My guess is that at some point we'll transition away from this "First we train, then we deploy" paradigm to a paradigm where systems are continually learning on the job. My guess is that insofar as powerful AIs play a role in a multipolar scenario, they'll be in this second paradigm. So in a sense they'll be learning from each other, though perhaps early in their training (i.e. prior to deployment) they were trained against copies of themselves or something. Unfortunately I doubt your case #1 will happen, unless we advocate strongly for it. I think by the time these agents are this powerful, their code will be closely guarded. These are all just guesses though, I think other scenarios are certainly plausible also.

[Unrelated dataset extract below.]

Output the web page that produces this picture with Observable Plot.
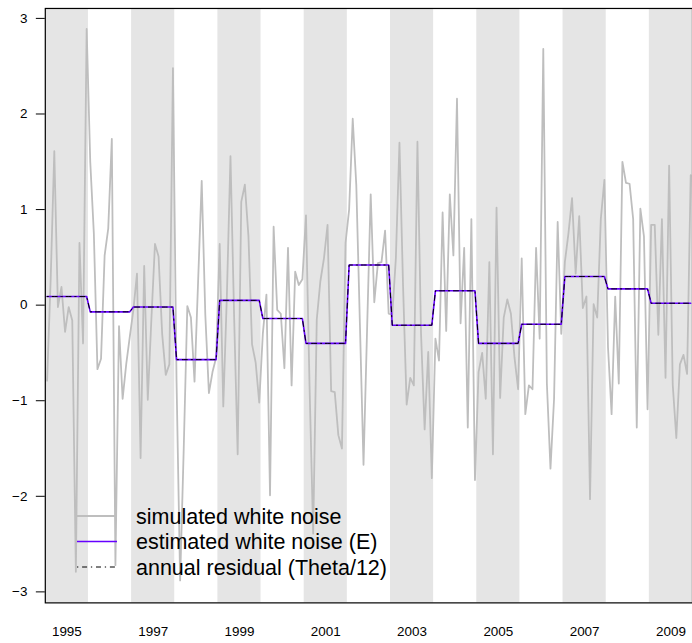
<!DOCTYPE html>
<html>
<head>
<meta charset="utf-8">
<script src="https://cdn.jsdelivr.net/npm/d3@7"></script>
<script src="https://cdn.jsdelivr.net/npm/@observablehq/plot@0.6"></script>
<style>
  html, body { margin: 0; padding: 0; background: white; overflow: hidden; }
  #wrap { position: relative; width: 692px; height: 643px; overflow: hidden; }
  #legend { position: absolute; left: 0; top: 0; pointer-events: none; }
</style>
</head>
<body>
<div id="wrap"></div>
<script>
// ---- data ----
const years = [1995, 1996, 1997, 1998, 1999, 2000, 2001, 2002, 2003, 2004, 2005, 2006, 2007, 2008, 2009];

// monthly simulated white noise (12 values per year)
const noise = [
  -0.79, 0.28, 1.61, -0.02, 0.19, -0.28, -0.02, -0.16, -2.79, 0.65, -0.40, 2.89,   // 1995
  1.50, 0.75, -0.67, -0.56, 0.52, 0.80, 1.74, -2.72, -0.22, -0.98, -0.62, -0.33,   // 1996
  -0.05, 0.33, -1.60, 0.41, -0.99, -0.15, 0.64, 0.51, -0.30, -0.73, -0.62, 2.48,   // 1997
  -0.80, -2.88, -1.50, -0.01, -0.13, -0.80, 0.25, 1.30, -0.10, -0.92, -0.70, -0.55, // 1998
  0.64, -1.06, 0.10, 1.56, -0.10, -1.56, 1.08, 1.26, 0.72, -0.41, -0.60, -1.02,    // 1999
  -0.30, 0.11, -1.99, 0.82, -0.05, -0.09, -0.66, 0.60, -0.84, 0.35, 0.21, 0.27,    // 2000
  0.94, -0.86, -2.39, -0.15, 0.25, 0.49, 0.84, -0.90, -0.91, -1.36, -1.50, 0.65,   // 2001
  1.00, 1.95, 1.25, -0.20, -1.67, -0.25, 1.16, 0.03, 0.44, 0.45, 0.78, -0.09,      // 2002
  -0.10, 0.49, 1.70, 0.20, -1.04, -0.76, -0.84, 1.71, -0.30, -1.30, -0.49, -1.81,  // 2003
  -0.35, -0.58, 0.97, -0.27, 1.16, 0.52, 2.16, -0.19, 0.60, -1.28, 0.90, -1.83,    // 2004
  -0.70, -0.50, -0.98, 0.45, -1.56, 1.02, -0.97, -0.13, 0.06, -0.09, -0.55, -0.88, // 2005
  0.49, -1.14, -0.84, -0.88, 0.60, -0.35, 2.68, -0.82, -1.71, -0.98, 0.87, -0.30,  // 2006
  0.45, 0.75, 1.12, 0.33, 0.93, -0.03, 0.09, -2.03, 0.01, -0.13, 0.90, 1.31,       // 2007
  -0.44, -1.14, 0.09, -0.82, 1.50, 1.28, 1.27, 0.90, -1.28, 1.01, 0.72, -1.09,     // 2008
  0.84, 0.84, -0.31, 0.90, -0.76, 1.46, -0.83, -1.39, -0.62, -0.52, -0.72, 1.36    // 2009
];

// annual residual (Theta/12) = estimated white noise (E), one value per year
const annualResidual = [0.09, -0.07, -0.02, -0.57, 0.05, -0.14, -0.40, 0.42, -0.21, 0.15, -0.40, -0.20, 0.30, 0.17, 0.02];

const bandYears = [1995, 1997, 1999, 2001, 2003, 2005, 2007, 2009];
const tickLabels = ["1995", "1997", "1999", "2001", "2003", "2005", "2007", "2009"];
const yTicks = [-3, -2, -1, 0, 1, 2, 3];
const yTickLabels = ["\u22123", "\u22122", "\u22121", "0", "1", "2", "3"];

const legendLabels = ["simulated white noise", "estimated white noise (E)", "annual residual (Theta/12)"];

// ---- build table ----
const rows = noise.map((v, i) => ({
  t: years[0] + (i + 0.5) / 12,
  noise: v,
  annual: annualResidual[Math.floor(i / 12)]
}));

const GRAY = "#bebebe";
const BLUE = "#6600ff";
const DASH = "1.3,3.8,5,3.8";
const FONT = "'Liberation Sans', Arial, Helvetica, sans-serif";

const chart = Plot.plot({
  width: 695,
  height: 643,
  marginLeft: 45,
  marginRight: 0,
  marginTop: 8,
  marginBottom: 38,
  style: { fontFamily: FONT, fontSize: "13.5px", color: "black", background: "white" },
  x: { type: "linear", domain: [1995, 2010] },
  y: { domain: [-3.115, 3.104] },
  marks: [
    Plot.rect(bandYears, { x1: d => d, x2: d => d + 1, fill: "#e5e5e5" }),
    Plot.line(rows, { x: "t", y: "noise", stroke: GRAY, strokeWidth: 1.8, clip: true }),
    Plot.line(rows, { x: "t", y: "annual", stroke: BLUE, strokeWidth: 1.6, clip: true }),
    Plot.line(rows, { x: "t", y: "annual", stroke: "black", strokeWidth: 1, strokeDasharray: DASH, clip: true }),
    Plot.frame({ stroke: "black", strokeWidth: 1.2 }),
    Plot.axisY({
      ticks: yTicks,
      tickFormat: d => yTickLabels[yTicks.indexOf(Math.round(d))],
      tickSize: 9, tickPadding: 9, label: null, fontSize: 13.5
    }),
    Plot.axisX({
      ticks: bandYears.map(y => y + 0.5),
      tickFormat: (d) => tickLabels[bandYears.indexOf(Math.round(d - 0.5))],
      tickSize: 0, tickPadding: 24, label: null, fontSize: 13.5
    })
  ]
});

const wrap = document.getElementById("wrap");
wrap.appendChild(chart);

// ---- legend drawn inside the plot area (bottom-left, no box) ----
const ns = "http://www.w3.org/2000/svg";
const leg = document.createElementNS(ns, "svg");
leg.setAttribute("id", "legend");
leg.setAttribute("width", 692);
leg.setAttribute("height", 643);
const styles = [
  { stroke: GRAY, width: 1.8, dash: null },
  { stroke: BLUE, width: 1.6, dash: null },
  { stroke: "black", width: 1, dash: DASH }
];
legendLabels.forEach((lab, i) => {
  const y = 516 + i * 25.5;
  const ln = document.createElementNS(ns, "line");
  ln.setAttribute("x1", 77); ln.setAttribute("x2", 117);
  ln.setAttribute("y1", y); ln.setAttribute("y2", y);
  ln.setAttribute("stroke", styles[i].stroke);
  ln.setAttribute("stroke-width", styles[i].width);
  if (styles[i].dash) ln.setAttribute("stroke-dasharray", styles[i].dash);
  leg.appendChild(ln);
  const tx = document.createElementNS(ns, "text");
  tx.setAttribute("x", 136);
  tx.setAttribute("y", y);
  tx.setAttribute("dy", "0.35em");
  tx.setAttribute("font-family", FONT);
  tx.setAttribute("font-size", "21.5px");
  tx.setAttribute("fill", "black");
  tx.textContent = lab;
  leg.appendChild(tx);
});
wrap.appendChild(leg);
</script>
</body>
</html>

Some off-the-cuff thoughts:
It seems plausible that transformative agents will be trained exclusively on real-world data (without using simulated environments) [EDIT: in "data" I mean to include the observation/reward signal from the real-world environment in an online RL setup]; including social media feed-creation algorithms, and algo-trading algorithms. In such cases, the researchers don't choose how to implement the "other agents" (the other agents are just part of the real-world environment that the researchers don't control).
Focusing on agents that are trained on simulated environments that involve multiple agents: For a lab to use copies of other labs' agents, the labs will probably need to cooperate (or some other process that involves additional actors may need to exist). In any case, using copies of the agent that is being trained (i.e. self-play) seems to me very plausible. (Like, I think both AlphaZero and OpenAI Five were trained via self-play and that self-play is generally considered to be a very prominent technique for RL-in-simulated-environments-that-involve-multiple-agents).